THE story of Charlie Gard, who died last month, aged 11 months, is a tragedy (News, Paul Vallely, 28 July). It is a personal tragedy for Charlie’s parents, Chris Gard and Connie Yates, who have lived their worst nightmare. It is a tragic story of loss that many readers of this newspaper will have faced, either themselves or in their communities, or as clergy supporting the bereaved in the face of the most heartrending infant death.
But the story of Charlie Gard is also a parable of our age, weaving together three major themes that are reshaping our lives in dramatic ways: the loss of trust in institutions, the false promise of the market, and the extraordinary power of new media.
It has become a cliché to say that institutional trust is in crisis and that people no longer want to listen to experts. The EU referendum was the watershed for a large section of the public to say that they did not have confidence in the systems that organised their lives. The judiciary, who have been in the firing line in this case, were already branded the “enemies of the people” for requiring Parliament (another discredited institution) to vote on Brexit.
But this story has taken us to new depths of mistrust in public servants. Nigel Lawson once described the NHS as the closest thing the British have to a religion, and it was actual staff members from Great Ormond Street Hospital (GOSH) that Danny Boyle recruited to star in his Olympics Opening Ceremony in 2012, pushing bouncing children on hospital beds. But these same heroes have now been recast as villains, accused not of keeping Charlie alive but of being responsible for his death.

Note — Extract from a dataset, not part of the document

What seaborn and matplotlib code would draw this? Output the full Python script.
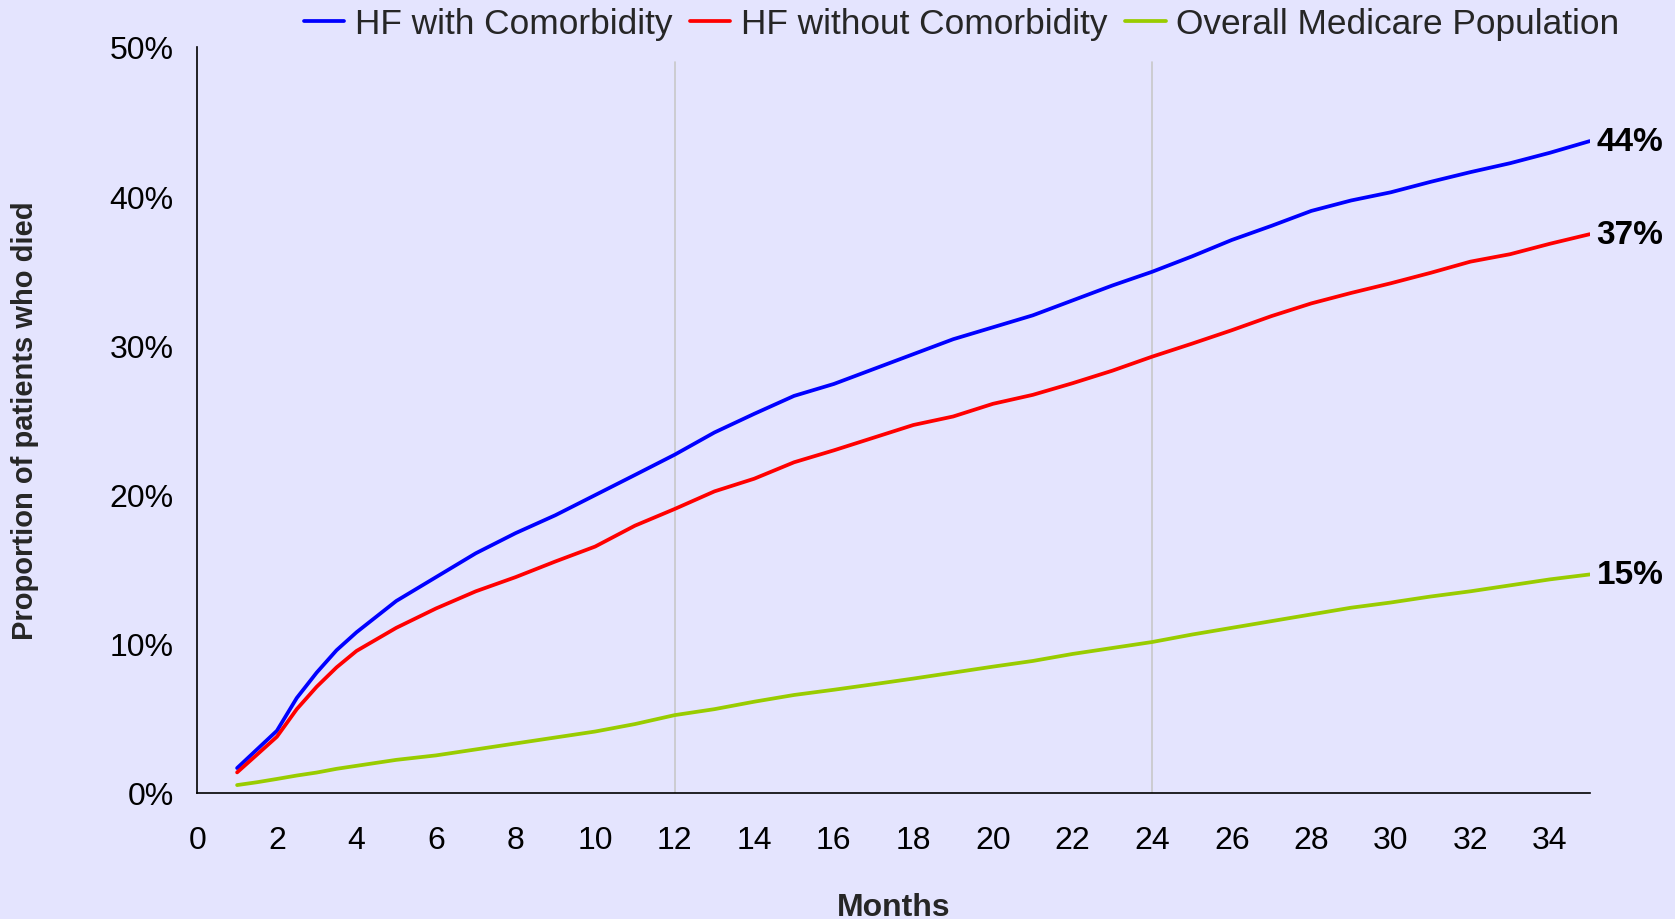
import matplotlib

matplotlib.use("Agg")

import matplotlib.pyplot as plt
import pandas as pd
import seaborn as sns
from matplotlib.ticker import FuncFormatter

MONTHS = [1, 1.5, 2, 2.5, 3, 3.5] + list(range(4, 36))

HF_WITH = [
    1.65, 2.9, 4.15, 6.35, 8.05, 9.55, 10.75, 12.85, 14.45, 16.05, 17.4, 18.6, 19.95,
    21.3, 22.66, 24.15, 25.4, 26.6, 27.4, 28.4, 29.4, 30.4, 31.2,
    32.0, 33.0, 34.0, 34.92, 35.95, 37.05, 38.0, 39.0, 39.7, 40.25,
    40.95, 41.6, 42.2, 42.9, 43.68,
]
HF_WITHOUT = [
    1.36, 2.55, 3.75, 5.6, 7.1, 8.4, 9.5, 11.05, 12.35, 13.5, 14.45, 15.5, 16.5,
    17.9, 19.02, 20.2, 21.05, 22.15, 22.95, 23.8, 24.65, 25.22, 26.07,
    26.67, 27.45, 28.29, 29.23, 30.1, 31.0, 31.95, 32.8, 33.5, 34.15,
    34.85, 35.6, 36.1, 36.8, 37.44,
]
MEDICARE = [
    0.51, 0.7, 0.92, 1.15, 1.35, 1.6, 1.8, 2.2, 2.5, 2.9, 3.3, 3.7, 4.1,
    4.6, 5.2, 5.6, 6.1, 6.55, 6.9, 7.27, 7.65, 8.05, 8.45,
    8.83, 9.3, 9.7, 10.1, 10.6, 11.05, 11.5, 11.95, 12.4, 12.75,
    13.15, 13.5, 13.9, 14.3, 14.63,
]

SERIES = ["HF with Comorbidity", "HF without Comorbidity", "Overall Medicare Population"]
END_LABELS = ["44%", "37%", "15%"]
COLORS = ["#0000FF", "#FF0000", "#99CC00"]
BG = "#E4E4FE"


def main() -> None:
    frames = []
    for name, values in zip(SERIES, [HF_WITH, HF_WITHOUT, MEDICARE]):
        frames.append(pd.DataFrame({"month": MONTHS, "pct": values, "series": name}))
    data = pd.concat(frames, ignore_index=True)

    sns.set_style("white", {"axes.facecolor": BG, "figure.facecolor": BG})
    plt.rcParams["font.family"] = ["Liberation Sans", "DejaVu Sans"]

    fig = plt.figure(figsize=(16.75, 9.2), dpi=100)
    ax = fig.add_axes([0.1178, 0.1373, 0.8313, 0.8107])

    # light vertical markers at 1 and 2 years
    for xv in (12, 24):
        ax.axvline(xv, ymin=0, ymax=0.98, color="#C8C8C8", linewidth=1.2, zorder=0)

    sns.lineplot(
        data=data,
        x="month",
        y="pct",
        hue="series",
        hue_order=SERIES,
        palette=COLORS,
        linewidth=2.7,
        ax=ax,
    )

    for name, label in zip(SERIES, END_LABELS):
        last = data[data["series"] == name].iloc[-1]
        ax.annotate(
            label,
            xy=(last["month"], last["pct"]),
            xytext=(5, 0),
            textcoords="offset points",
            va="center",
            ha="left",
            fontsize=24,
            fontweight="bold",
            color="black",
            annotation_clip=False,
        )

    ax.set_xlim(0, 35)
    ax.set_ylim(0, 50)
    ax.set_xticks(range(0, 35, 2))
    ax.set_yticks(range(0, 51, 10))
    ax.yaxis.set_major_formatter(FuncFormatter(lambda v, _: f"{v:.0f}%"))
    ax.tick_params(axis="both", length=0, labelsize=23, colors="black")
    ax.tick_params(axis="x", pad=23)
    ax.tick_params(axis="y", pad=17)

    for side in ("top", "right"):
        ax.spines[side].set_visible(False)
    for side in ("left", "bottom"):
        ax.spines[side].set_color("black")
        ax.spines[side].set_linewidth(1.2)

    ax.set_xlabel("Months", fontsize=23, fontweight="bold")
    ax.set_ylabel("Proportion of patients who died", fontsize=21, fontweight="bold")
    ax.xaxis.set_label_coords(0.5, -0.133)
    ax.yaxis.set_label_coords(-0.114, 0.5)

    handles, labels = ax.get_legend_handles_labels()
    ax.legend_.remove()
    fig.legend(
        handles,
        labels,
        loc="center",
        bbox_to_anchor=(0.574, 0.973),
        ncol=3,
        frameon=False,
        fontsize=25.4,
        handlelength=1.15,
        handletextpad=0.3,
        columnspacing=0.5,
        borderaxespad=0,
    )

    fig.savefig("out.png", dpi=100, facecolor=BG)
    plt.close(fig)


if __name__ == "__main__":
    main()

Lest the parallels with Brexit seem too contrived, we should note that Charlie’s parents’ spokesman, Alasdair Seton-Marsden, was the UKIP candidate for Chelsea and Fulham in this year’s General Election, and Nigel Farage recently told Fox News that he was “the only political figure in the UK who has been supporting those parents. . . And yet the establishment here has put up the shutters and said, no, turn off the life-support machine.”
SO, IF the parents of a very sick child cannot trust the judgements of experts in the medical establishment, to who else can they turn? An American doctor, Professor Michio Hirano, claimed that the experimental therapy that he was developing could offer Charlie some chance of improvement (a 10 per cent chance, we subsequently learned). GOSH accused him of retaining “a financial interest in some of the NBT compounds he proposed prescribing for Charlie”. Dr Hirano has denied that this is the case.
Nevertheless, in the marketised American health system, the interests of the patient is never the only interest at stake. There is commercial interest, and the hope sold to Charlie’s parents was the promise of the market that claims to empower us as consumers but has no interest in caring for us or managing our expectations.
This is the same delusion that underpins the false promise of the market in addressing so many wider social ills: the promise that a system of carbon trading can create a market mechanism for addressing climate change, the promise that free markets reduce poverty because a rising tide floats all boats, when all the evidence points to the contrary. Hope springs eternal when there are new commodities to be sold.
None of this would have been possible without the extraordinary capacities of new media to disseminate the campaign and win recruits for “Charlie’s Army” of supporters. Without even contacting Charlie’s parents, the right-wing campaigning website CitizenGo set up what has proved its most successful ever petition. Charlie’s case was designated a “global priority”: it was translated into seven languages on their site and gained particular traction in the US.
Open Democracy reports that, of the 127,000 tweets in English about Charlie over the last three-month period, only 10 per cent were from Twitter users in the UK, compared with 60 per cent from the United States — including, of course, President Trump.
IN THIS populist backlash against institutions, governments, elites, experts, and “the establishment”, Christian campaigners for the right to life have been prominent. And yet, I am sure that I am not the only Christian to feel that theological understandings of life and care, dignity, and death have been grossly distorted.
Through the promise of the market, the Christian understanding of the sanctity of the human person (which makes, for example, assisted dying unacceptable) is being redefined as the pursuit of medical/technological fantasies of the almost infinite deferral of death.
It is, ironically, a fusion of capitalist ideology with a reductionist human-rights discourse of the most secular kind. To accept painful but realistic medical judgements about the limits of treatment is not to be murdered by the State. It is, as most pastors know, the beginning of an acceptance of mortality that opens us to the supreme truth that all life begins and ends in God.
It is this belief that enables us to find some meaning and hope in the tragic story of Charlie Gard. And, as our world convulses through the dramatic transitions of institutions, markets, and new global media, perhaps the meaning of this whole parable is that we need to reconnect with what it means for our society to begin and end in God.
We need institutions that we can trust, because they live out a vocational purpose for the common good. We need markets that enable human flourishing, not peddle false hope for profit. And we need media that draw polarised people together, rather than feeding the anger and division of our times.
Canon James Walters is Chaplain to the London School of Economics and director of the LSE Faith Centre.